その結果としての日本古代を一言で言えば、「日本を作ったのは中国、日本文化を創ったのは華僑」であるということです。

 

隋が中国統一を果たし建国した直後の紀元608年に倭国から使者がやってきました。

その翌年、隋の文帝は裴世清を答礼使節として倭国に派遣しました。

その紀行文が隋書東夷伝に納められていますが、その記述は日本書紀などのものとまったく相違するものであるのに、それを問題としたものがなかったそうです。

 

そこに描かれた倭国までの道のりでは、対馬国壱岐国はまったく別の国家としてあり、さらに筑紫国を経て東に向かうと、途中には秦王国と称する国がありその住人は中国人であったそうです。

筑紫から東の各国は倭国の属国であるものの独立国、対馬壱岐は属国でもない。

これは日本書紀を基に作られた古代国家の常識からかけ離れた状態です。その頃にはもはや大和朝廷が日本の大部分を治めていたことになっていますから。

それほどに、中国側資料と日本独自の資料とがかけ離れているということです。

魏志倭人伝だけではありません。

 

日本周辺の古代史を考える上では、朝鮮半島の情勢は密接に関係しています。

日本書紀史観から言うと、独自に発達し成立した大和朝廷は力を付けて半島に進出といった筋書きになっていますが、そんなはずもありません。

 

朝鮮半島には様々な民族が原始的な集団を作っていましたが、中国からも多くの移民などが入り込んできました。

その結果、漢王朝時代には楽浪郡帯方郡といった漢の直接の支配が及んでいます。

そのような状況下で日本には目が届かないなどということがあるはずもありません。

日本列島にも多くの中国人が入り込み、華僑として商業活動などをしていたと考えられます。

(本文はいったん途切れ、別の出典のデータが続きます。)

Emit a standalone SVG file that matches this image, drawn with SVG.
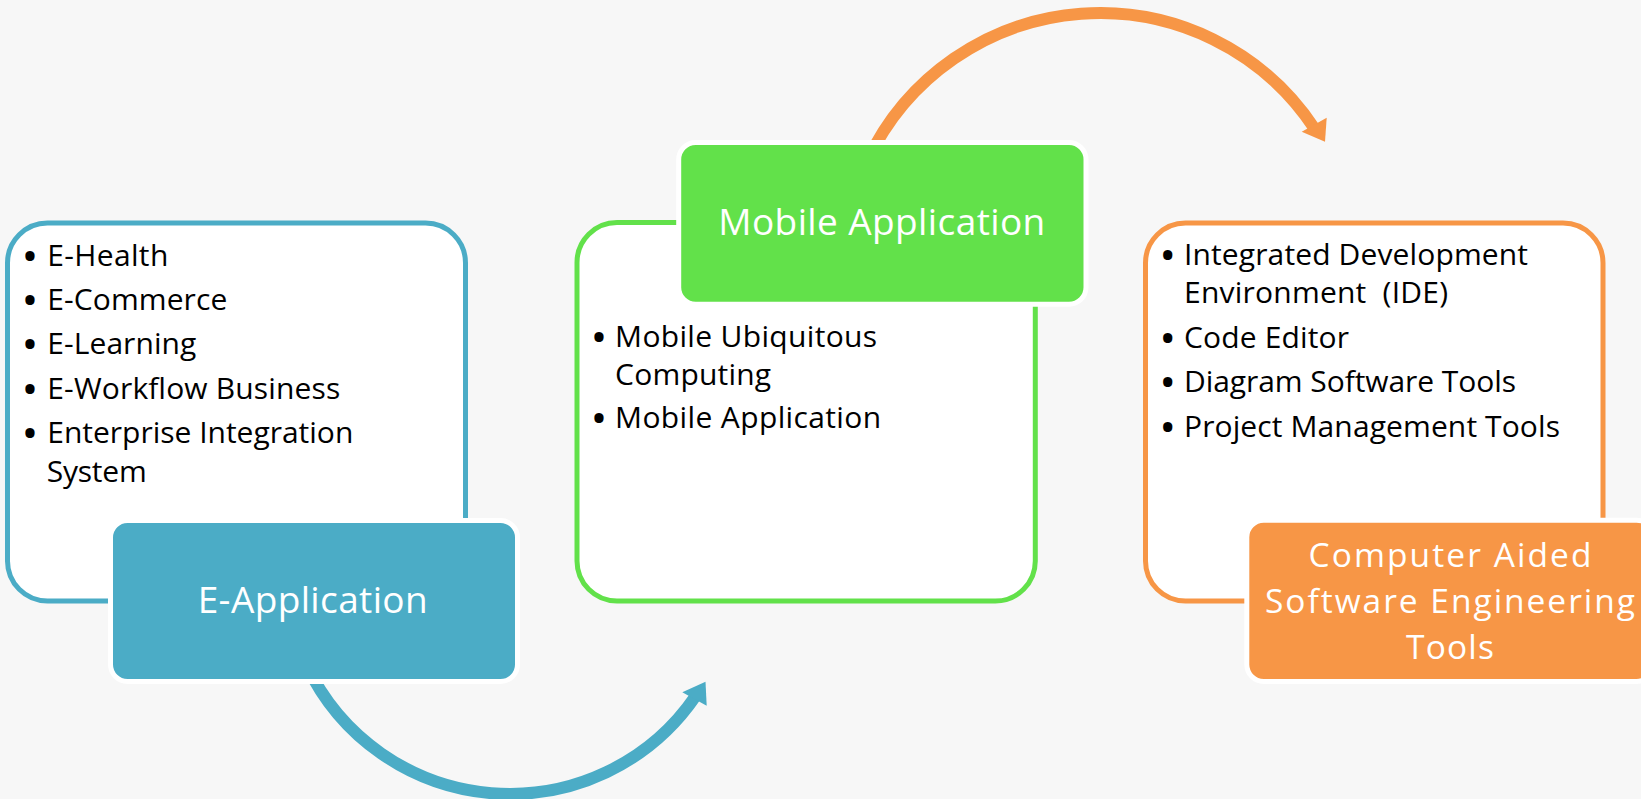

そして、現地の実力者と華僑の協力した政体が漢書にも記されている倭人の諸国であろうということです。

 

その後、漢が衰え三国時代以降の争乱の時代になりますが、この時の人口激減というものは激しいもので、中国の総人口が急減してしまいます。

当然、対外的な活動も不可能となりますが、その時期の外国からの使者来訪というのは中国側にとってもありがたいもので、邪馬台国使者というのもその実像以上に歓待されたようです。

それは、魏の国にとっても良い国力誇示の宣伝にもなったということで、それが魏志倭人伝の誇張とも取れる内容につながったようです。

 

しかし、倭国側の実情というものは、実際は7世紀になっても各地の政権が林立していたような統一とは程遠いものでした。

 

それが、663年の白村江の戦いでの唐との直接の対戦と完膚なき敗戦で変わってしまったそうです。

唐の日本への来襲も予測される中で、分裂していた各地の政体も統一させ、文化的にも一つのものを作っていくという、民族国家としての始まりとなったという解釈です。

 

その中でできてきたのが、日本書紀などであり、そこにはそういったイデオロギーが強く反映されたものになっています。

 

とはいえ、この後半の日本書紀批判の部分はその根拠も省略されているのか、はっきりせず「これはこんなはずはない」と断定しているだけという、やや薄弱な論理と感じるところでした。

もちろん、これは一般向けの解説書であり専門家同士の論争の資料ではありませんので実際のところは分かりませんが、どうでしょうか。

 

しかし、この本がその後の私の歴史観の一つの基礎となったとも言えるものです。

より広い視点から見るということが大切と感じさせるものでした。